3.The Bill of Rights forms the Judge accepted that the officer delivered to the appellant’s address about a month or so later and which His Honour agreed to have fulfilled Bill of Rights requirement, the Bill of Right requirement in s 24A shall be informed promptly and in detail of the nature and cause of the charge. Did a month’s time satisfy the phrase “inform properly”?
4.Breach alcohol testing to get drunk drivers off the road not revenue collection. There was no evidence appellant was drunk. The fine and conviction defeated Parliament’s attention when legislated on breath alcohol testing.
[3] The requirements which must be met if leave is to be granted are threefold. They are set out in the decision of the Court of Appeal in R v Slater [1997] 1 NZLR
211, namely:
i) there must be a question of law;
ii)the question must be one which, by reason of its general and public importance or for any other reason ought to be submitted to the Court of Appeal; and
iii)the Court must be of the opinion that it ought to be so submitted;
or, to put it another way, the question to be asked is “was there a question of law which, by reason of its general or public importance or for any other reason ought to be submitted to the Court of Appeal for decision?”
[4] In Slater, the Court noted that the Court has no residual discretion to grant leave if no question of law arises on the appeal.
[5] For the Crown, Ms Longdill submitted that none of the questions identified by the appellant constitutes a question of law.
[6] Mr A disputes that, and, in any event, submits that if he is not able to go to the Court of Appeal, he is being denied justice.
[7] The first issue concerns the refusal of an adjournment.
[8] In my decision, I relied upon the appellant’s confirmation to the District Court Judge that he was quite happy to proceed that day, notwithstanding his earlier request for an adjournment so he could consult a lawyer.
[9] Today, Mr A reiterated the point that he had made at the earlier hearing before me, namely, that, at the time of the hearing in the District Court, he was suffering the consequences of a fire at his home a month or two earlier. Consequently, he says, he was not able to focus properly. He now suggests that he only agreed to proceed because he did not want to argue with the Judge, and that, although, on the previous occasion his case was due to be heard, he had waited at Court all day for that to happen, he had intended to ask for an adjournment before the hearing commenced.
[10] It is not appropriate for me to comment, one way or another, on either of those suggestions.
[11] There are two factors which satisfy me that this is not a question of law, and certainly not one which warrants consideration by the Court of Appeal:
i)The first and primary reason was the appellant’s willingness to proceed before Judge Deobhakta.
ii)Secondly, this is essentially a factual issue.

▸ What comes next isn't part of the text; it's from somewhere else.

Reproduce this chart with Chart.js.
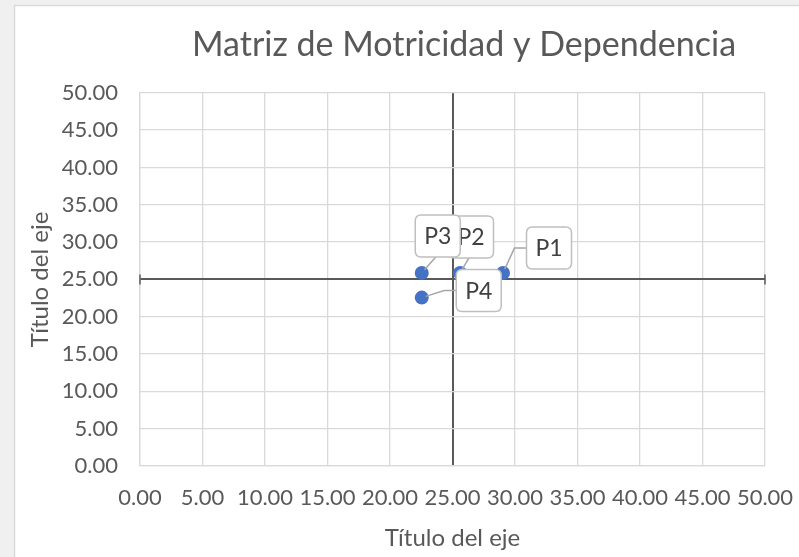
<!DOCTYPE html>
<html>
<head>
<meta charset="utf-8">
<script src="https://cdn.jsdelivr.net/npm/chart.js@4.4.1/dist/chart.umd.min.js"></script>
<style>
  html, body { margin: 0; padding: 0; background: #f0f0f0; }
  #wrap { width: 799px; height: 557px; }
</style>
</head>
<body>
<div id="wrap"><canvas id="c" width="799" height="557"></canvas></div>
<script>
// ---- data ----
const categories = ['P1', 'P2', 'P3', 'P4'];
const xValues = [29.04, 25.60, 22.54, 22.54];
const yValues = [25.87, 25.87, 25.87, 22.56];
const axisMin = 0;
const axisMax = 50;
const axisStep = 5;
const crossValue = 25;
const chartTitle = 'Matriz de Motricidad y Dependencia';
const xAxisTitle = 'Título del eje';
const yAxisTitle = 'Título del eje';

// ---- label placement (style, not data) ----
const labelOffsets = [
  { dx: 46, dy: -25, attach: 'left' },
  { dx: 11, dy: -36, attach: 'bottom' },
  { dx: 16, dy: -37, attach: 'bottom' },
  { dx: 57, dy: -7, attach: 'left' }
];

const FONT = 'Lato, "Open Sans", sans-serif';
const TEXT = '#595959';
const GRID = '#d9d9d9';
const DARK = '#595959';

const frameBg = {
  id: 'frameBg',
  beforeDraw(chart) {
    const ctx = chart.ctx;
    ctx.save();
    ctx.fillStyle = '#f0f0f0';
    ctx.fillRect(0, 0, chart.width, chart.height);
    ctx.fillStyle = '#ffffff';
    ctx.fillRect(14, 5, chart.width - 14, chart.height - 5);
    ctx.strokeStyle = '#d9d9d9';
    ctx.lineWidth = 1.5;
    ctx.beginPath();
    ctx.moveTo(14.5, chart.height);
    ctx.lineTo(14.5, 5.5);
    ctx.lineTo(chart.width, 5.5);
    ctx.stroke();
    ctx.restore();
  }
};

// shift the library's title block so it is centred where the reference has it
const titleShift = {
  id: 'titleShift',
  afterLayout(chart) {
    const t = chart.titleBlock;
    if (t) { t.left = 163; t.right = 765; t.width = t.right - t.left; }
  }
};

// small end ticks on the crossing horizontal axis line
const crossTicks = {
  id: 'crossTicks',
  beforeDatasetsDraw(chart) {
    const ctx = chart.ctx;
    const y = chart.scales.y.getPixelForValue(crossValue);
    const a = chart.chartArea;
    ctx.save();
    ctx.strokeStyle = DARK;
    ctx.lineWidth = 1.5;
    ctx.beginPath();
    [a.left, a.right].forEach(x => { ctx.moveTo(x, y - 5); ctx.lineTo(x, y + 5); });
    ctx.stroke();
    ctx.restore();
  }
};

function roundRect(ctx, x, y, w, h, r) {
  ctx.beginPath();
  ctx.moveTo(x + r, y);
  ctx.lineTo(x + w - r, y);
  ctx.quadraticCurveTo(x + w, y, x + w, y + r);
  ctx.lineTo(x + w, y + h - r);
  ctx.quadraticCurveTo(x + w, y + h, x + w - r, y + h);
  ctx.lineTo(x + r, y + h);
  ctx.quadraticCurveTo(x, y + h, x, y + h - r);
  ctx.lineTo(x, y + r);
  ctx.quadraticCurveTo(x, y, x + r, y);
  ctx.closePath();
}

const callouts = {
  id: 'callouts',
  afterDatasetsDraw(chart) {
    const ctx = chart.ctx;
    const meta = chart.getDatasetMeta(0);
    const W = 45, H = 42, R = 6, pr = 7;
    const boxes = meta.data.map((pt, i) => {
      const o = labelOffsets[i];
      const cx = pt.x + o.dx, cy = pt.y + o.dy;
      return { px: pt.x, py: pt.y, cx, cy, x: cx - W / 2, y: cy - H / 2, o, text: categories[i] };
    });
    ctx.save();
    ctx.strokeStyle = '#a6a6a6';
    ctx.lineWidth = 1.5;
    boxes.forEach(b => {
      let ex, ey;
      ctx.beginPath();
      if (b.o.attach === 'left') {
        ex = b.x - 12; ey = b.cy;
        ctx.moveTo(b.x, b.cy);
        ctx.lineTo(ex, ey);
      } else {
        ex = b.cx - 2; ey = b.y + H;
        ctx.moveTo(ex, ey);
      }
      const ddx = b.px - ex, ddy = b.py - ey;
      const d = Math.hypot(ddx, ddy);
      ctx.lineTo(b.px - ddx / d * pr * 0.6, b.py - ddy / d * pr * 0.6);
      ctx.stroke();
    });
    boxes.forEach(b => {
      roundRect(ctx, b.x, b.y, W, H, R);
      ctx.fillStyle = '#ffffff';
      ctx.fill();
      ctx.strokeStyle = '#bfbfbf';
      ctx.lineWidth = 1.5;
      ctx.stroke();
      ctx.fillStyle = '#404040';
      ctx.font = '23px ' + FONT;
      ctx.textAlign = 'center';
      ctx.textBaseline = 'middle';
      ctx.fillText(b.text, b.cx, b.cy + 1);
    });
    ctx.restore();
  }
};

const gridColor = c => (c.tick && c.tick.value === crossValue) ? DARK : GRID;
const gridWidth = c => (c.tick && c.tick.value === crossValue) ? 2 : 1.3;

new Chart(document.getElementById('c'), {
  type: 'scatter',
  data: {
    datasets: [{
      label: 'Series',
      data: xValues.map((x, i) => ({ x, y: yValues[i] })),
      backgroundColor: '#4472C4',
      borderColor: '#4472C4',
      borderWidth: 0,
      pointRadius: 7,
      pointHoverRadius: 7
    }]
  },
  options: {
    responsive: false,
    animation: false,
    events: [],
    layout: { padding: { left: 14, right: 34, top: 0, bottom: 0 } },
    plugins: {
      legend: { display: false },
      tooltip: { enabled: false },
      title: {
        display: true,
        text: chartTitle,
        color: TEXT,
        font: { family: FONT, size: 34, weight: 'normal', lineHeight: 1.2 },
        padding: { top: 25, bottom: 27 },
        align: 'center'
      }
    },
    scales: {
      x: {
        type: 'linear',
        min: axisMin, max: axisMax,
        ticks: {
          stepSize: axisStep,
          callback: v => Number(v).toFixed(2),
          color: TEXT,
          font: { family: FONT, size: 22 },
          padding: 19,
          maxRotation: 0,
          autoSkip: false
        },
        grid: { color: gridColor, lineWidth: gridWidth, drawTicks: false },
        border: { color: GRID, width: 1.3 },
        title: {
          display: true, text: xAxisTitle, color: TEXT,
          font: { family: FONT, size: 24, lineHeight: 1.2 }, padding: { top: 0, bottom: 4 }
        },
        afterFit: s => { s.height = 91; s.paddingLeft = 0; s.paddingRight = 0; }
      },
      y: {
        type: 'linear',
        min: axisMin, max: axisMax,
        ticks: {
          stepSize: axisStep,
          callback: v => Number(v).toFixed(2),
          color: TEXT,
          font: { family: FONT, size: 22 },
          padding: 22
        },
        grid: { color: gridColor, lineWidth: gridWidth, drawTicks: false },
        border: { color: GRID, width: 1.3 },
        title: {
          display: true, text: yAxisTitle, color: TEXT,
          font: { family: FONT, size: 24, lineHeight: 1.2 }, padding: { top: 12, bottom: 0 }
        },
        afterFit: s => { s.width = 126; s.paddingTop = 0; s.paddingBottom = 0; }
      }
    }
  },
  plugins: [frameBg, titleShift, crossTicks, callouts]
});
</script>
</body>
</html>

It does not raise any matters of general public importance.
[12] The same answer can be given in respect of the second question, concerning the Judge’s failure to seek an affidavit from the duty solicitor.
[13] Again, this is a factual dispute. The officer was adamant that copies of the notices were on the Court file. Mr A ’s understanding was that they were not. But even if they were not, and I do not make any ruling one way or another in respect of that, it seems to me that that issue is a red herring. The issue for the Court was whether or not Mr A was given proper advice of his rights at the time, in other words, at the time that he was apprehended and underwent the various breath testing procedures. The Judge was satisfied that he was, and I am not persuaded that he was wrong in this.
[14] The third question addresses the same point as the second. As Ms Longdill said in her written submissions, the appellant seems to misunderstand the decision of the Judge on this issue. The finding of the Judge was that he preferred the evidence of Cons Pritchard to the effect that he advised the appellant of his rights under the New Zealand Bill of Rights Act 1990 on the night in question, using the standard forms. The Judge did not decide that the appellant was first advised of his rights a month later when the forms were delivered to the appellant’s address.
[15] Fourthly, and finally, there is the question relating to the suggested purpose of breath alcohol testing, and Parliament’s intention in relation to that.
[16] Mr A is insistent that he had only had four drinks on the day and that he was not drunk. The breath alcohol reading gives the lie to that assertion. However, the test is not whether a person is drunk; the test is whether a person is driving with excess breath alcohol. Whether there is excess alcohol in a person’s breath is determined by carrying out the breath testing procedure, rather than how he or she appears. In Mr A ’s case, that showed a breath alcohol level of more than twice the legal limit.
[17] In the circumstances, there is no basis for putting the fourth question to the Court of Appeal either. As I recall, there is a separate section of the Land Transport Act 1998 relating to driving while under the influence of alcohol or drugs, but that is a separate charge, and Mr A was not charged with that offence: see s 12. Mr A was charged with an offence against s 11 which prohibits people driving a motor vehicle on a road while the proportion of alcohol in their breath exceeds 400 micrograms of alcohol per litre of breath.
[18] In all the circumstances, I decline leave to appeal to the Court of Appeal.
[19] Mr A ’s period of disqualification will take effect from midnight tonight and will continue for six months. The suspension of the order for payment of the fine and Court costs ceases to have effect, and those orders can also be enforced now.